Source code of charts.
--- BEGIN ---

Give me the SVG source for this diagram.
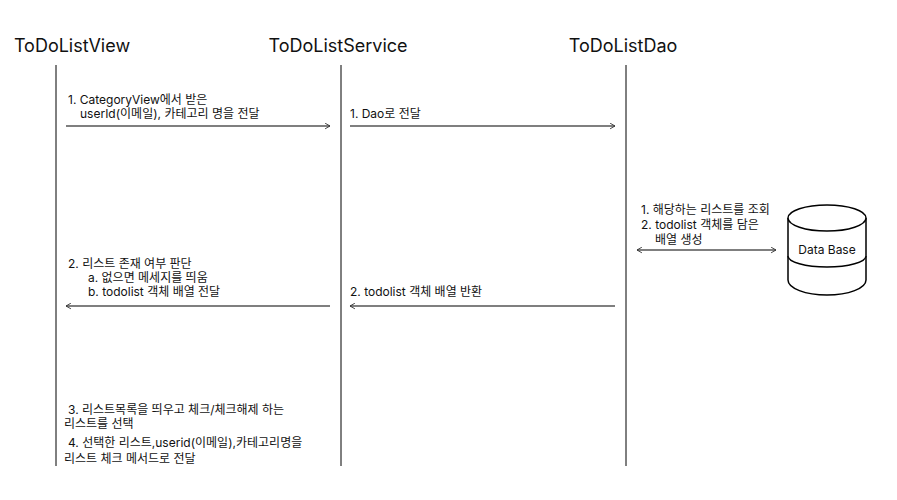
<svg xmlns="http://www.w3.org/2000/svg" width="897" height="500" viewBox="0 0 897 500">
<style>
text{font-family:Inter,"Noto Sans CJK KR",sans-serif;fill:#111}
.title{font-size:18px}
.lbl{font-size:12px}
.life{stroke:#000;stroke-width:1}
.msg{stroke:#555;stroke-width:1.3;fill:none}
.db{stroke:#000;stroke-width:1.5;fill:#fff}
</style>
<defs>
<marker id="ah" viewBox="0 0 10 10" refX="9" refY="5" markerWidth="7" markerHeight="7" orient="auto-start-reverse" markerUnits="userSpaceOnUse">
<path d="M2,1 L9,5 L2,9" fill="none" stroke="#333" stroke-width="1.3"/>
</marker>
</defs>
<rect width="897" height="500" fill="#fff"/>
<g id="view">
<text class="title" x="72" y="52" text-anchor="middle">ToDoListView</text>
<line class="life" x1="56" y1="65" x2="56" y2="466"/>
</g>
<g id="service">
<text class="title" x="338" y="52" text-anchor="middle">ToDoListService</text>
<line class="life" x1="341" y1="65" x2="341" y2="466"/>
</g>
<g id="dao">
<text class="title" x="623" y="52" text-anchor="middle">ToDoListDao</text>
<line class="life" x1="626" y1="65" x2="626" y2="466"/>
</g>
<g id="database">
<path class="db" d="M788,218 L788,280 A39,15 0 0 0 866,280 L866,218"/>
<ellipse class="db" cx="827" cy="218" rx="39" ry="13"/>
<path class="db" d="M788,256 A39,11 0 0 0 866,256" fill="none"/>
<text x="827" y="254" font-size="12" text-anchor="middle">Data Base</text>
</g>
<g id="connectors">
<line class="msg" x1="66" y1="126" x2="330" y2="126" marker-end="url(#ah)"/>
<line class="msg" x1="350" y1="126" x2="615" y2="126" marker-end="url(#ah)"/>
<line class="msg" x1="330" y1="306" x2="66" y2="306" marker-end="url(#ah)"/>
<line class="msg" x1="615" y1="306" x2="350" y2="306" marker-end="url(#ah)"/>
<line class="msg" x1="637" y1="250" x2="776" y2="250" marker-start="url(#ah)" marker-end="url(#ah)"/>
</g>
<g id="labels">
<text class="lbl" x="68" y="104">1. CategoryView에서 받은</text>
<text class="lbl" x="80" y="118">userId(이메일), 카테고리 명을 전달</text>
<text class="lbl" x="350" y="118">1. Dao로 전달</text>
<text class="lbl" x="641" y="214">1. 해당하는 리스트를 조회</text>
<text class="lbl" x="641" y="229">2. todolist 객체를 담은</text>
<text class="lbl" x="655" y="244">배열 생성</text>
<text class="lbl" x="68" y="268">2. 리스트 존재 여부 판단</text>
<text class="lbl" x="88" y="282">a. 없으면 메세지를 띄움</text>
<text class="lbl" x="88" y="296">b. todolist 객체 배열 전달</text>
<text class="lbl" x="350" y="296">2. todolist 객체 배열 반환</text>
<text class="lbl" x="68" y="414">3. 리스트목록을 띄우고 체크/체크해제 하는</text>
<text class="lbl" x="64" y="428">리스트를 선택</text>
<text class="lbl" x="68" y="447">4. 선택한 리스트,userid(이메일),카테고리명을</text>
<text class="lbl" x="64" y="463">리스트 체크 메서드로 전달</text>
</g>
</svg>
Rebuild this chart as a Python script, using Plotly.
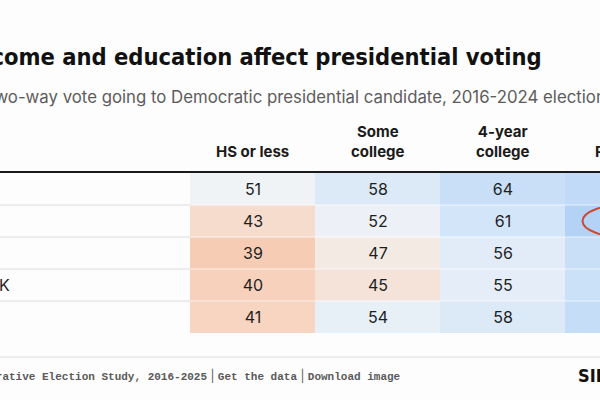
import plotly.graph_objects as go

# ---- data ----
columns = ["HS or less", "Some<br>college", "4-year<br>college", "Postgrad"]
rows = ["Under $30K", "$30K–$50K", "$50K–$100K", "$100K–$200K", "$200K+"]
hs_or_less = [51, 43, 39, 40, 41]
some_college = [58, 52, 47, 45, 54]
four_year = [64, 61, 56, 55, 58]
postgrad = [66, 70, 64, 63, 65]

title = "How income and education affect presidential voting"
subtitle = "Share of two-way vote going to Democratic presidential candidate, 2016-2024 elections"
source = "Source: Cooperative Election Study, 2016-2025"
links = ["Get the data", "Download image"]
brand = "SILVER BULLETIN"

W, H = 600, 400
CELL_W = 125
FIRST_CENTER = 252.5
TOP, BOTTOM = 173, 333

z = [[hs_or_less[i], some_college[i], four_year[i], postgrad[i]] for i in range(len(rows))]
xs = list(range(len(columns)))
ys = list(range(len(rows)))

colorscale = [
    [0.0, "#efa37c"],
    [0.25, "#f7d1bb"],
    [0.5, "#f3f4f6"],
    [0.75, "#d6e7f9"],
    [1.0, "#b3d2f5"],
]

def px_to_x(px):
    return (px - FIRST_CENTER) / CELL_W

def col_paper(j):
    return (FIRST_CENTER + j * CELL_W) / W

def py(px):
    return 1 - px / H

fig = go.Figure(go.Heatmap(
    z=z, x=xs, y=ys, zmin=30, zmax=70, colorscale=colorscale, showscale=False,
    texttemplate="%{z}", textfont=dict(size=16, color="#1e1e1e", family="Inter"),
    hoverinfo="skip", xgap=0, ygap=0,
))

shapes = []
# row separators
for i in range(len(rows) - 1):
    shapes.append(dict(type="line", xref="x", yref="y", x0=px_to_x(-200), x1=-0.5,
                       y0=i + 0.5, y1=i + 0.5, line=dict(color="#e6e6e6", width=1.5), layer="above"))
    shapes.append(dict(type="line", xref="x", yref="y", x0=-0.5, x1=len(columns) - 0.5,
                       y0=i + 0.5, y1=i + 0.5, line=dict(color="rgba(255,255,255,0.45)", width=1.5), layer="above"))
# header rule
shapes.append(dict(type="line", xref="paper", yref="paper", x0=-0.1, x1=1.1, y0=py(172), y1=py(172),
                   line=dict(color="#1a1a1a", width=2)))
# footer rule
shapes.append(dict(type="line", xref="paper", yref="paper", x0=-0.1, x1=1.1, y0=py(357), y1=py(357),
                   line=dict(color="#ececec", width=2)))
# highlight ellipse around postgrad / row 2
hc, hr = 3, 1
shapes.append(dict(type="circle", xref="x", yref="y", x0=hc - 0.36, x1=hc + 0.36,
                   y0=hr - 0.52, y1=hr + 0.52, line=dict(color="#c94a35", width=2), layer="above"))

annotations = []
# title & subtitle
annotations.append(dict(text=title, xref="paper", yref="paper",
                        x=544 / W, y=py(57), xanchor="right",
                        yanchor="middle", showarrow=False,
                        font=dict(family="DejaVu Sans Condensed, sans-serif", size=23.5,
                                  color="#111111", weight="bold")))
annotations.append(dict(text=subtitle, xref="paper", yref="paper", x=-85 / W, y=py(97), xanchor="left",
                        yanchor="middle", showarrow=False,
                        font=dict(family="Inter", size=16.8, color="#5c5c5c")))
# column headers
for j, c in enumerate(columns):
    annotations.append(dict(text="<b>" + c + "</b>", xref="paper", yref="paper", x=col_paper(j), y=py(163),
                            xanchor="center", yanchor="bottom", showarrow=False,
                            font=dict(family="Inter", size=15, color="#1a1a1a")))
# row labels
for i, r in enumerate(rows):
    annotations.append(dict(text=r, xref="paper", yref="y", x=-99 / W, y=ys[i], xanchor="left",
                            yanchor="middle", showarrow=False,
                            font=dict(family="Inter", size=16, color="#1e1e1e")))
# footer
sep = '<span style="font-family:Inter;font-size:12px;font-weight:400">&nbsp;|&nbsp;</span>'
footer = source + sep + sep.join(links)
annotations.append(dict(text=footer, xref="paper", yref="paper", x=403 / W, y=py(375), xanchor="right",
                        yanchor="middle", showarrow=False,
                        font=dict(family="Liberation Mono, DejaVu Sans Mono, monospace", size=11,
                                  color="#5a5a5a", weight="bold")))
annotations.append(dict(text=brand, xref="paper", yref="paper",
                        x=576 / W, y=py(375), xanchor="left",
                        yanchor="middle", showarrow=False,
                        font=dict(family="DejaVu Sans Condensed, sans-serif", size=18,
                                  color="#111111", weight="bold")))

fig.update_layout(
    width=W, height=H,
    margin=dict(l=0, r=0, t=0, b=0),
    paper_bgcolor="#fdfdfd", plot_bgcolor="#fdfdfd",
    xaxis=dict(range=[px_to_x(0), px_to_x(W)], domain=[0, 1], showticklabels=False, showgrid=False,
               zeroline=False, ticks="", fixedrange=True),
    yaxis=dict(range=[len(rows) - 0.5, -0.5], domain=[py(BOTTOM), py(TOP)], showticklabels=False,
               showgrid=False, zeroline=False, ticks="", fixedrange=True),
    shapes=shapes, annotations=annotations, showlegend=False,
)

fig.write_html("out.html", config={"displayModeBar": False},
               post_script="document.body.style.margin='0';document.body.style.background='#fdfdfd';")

--- END ---

Pick out all lines from the data above in which the word "this" appears.

Exercise output.
Give me the SVG source for this diagram.
Rebuild this chart as a Python script, using Plotly.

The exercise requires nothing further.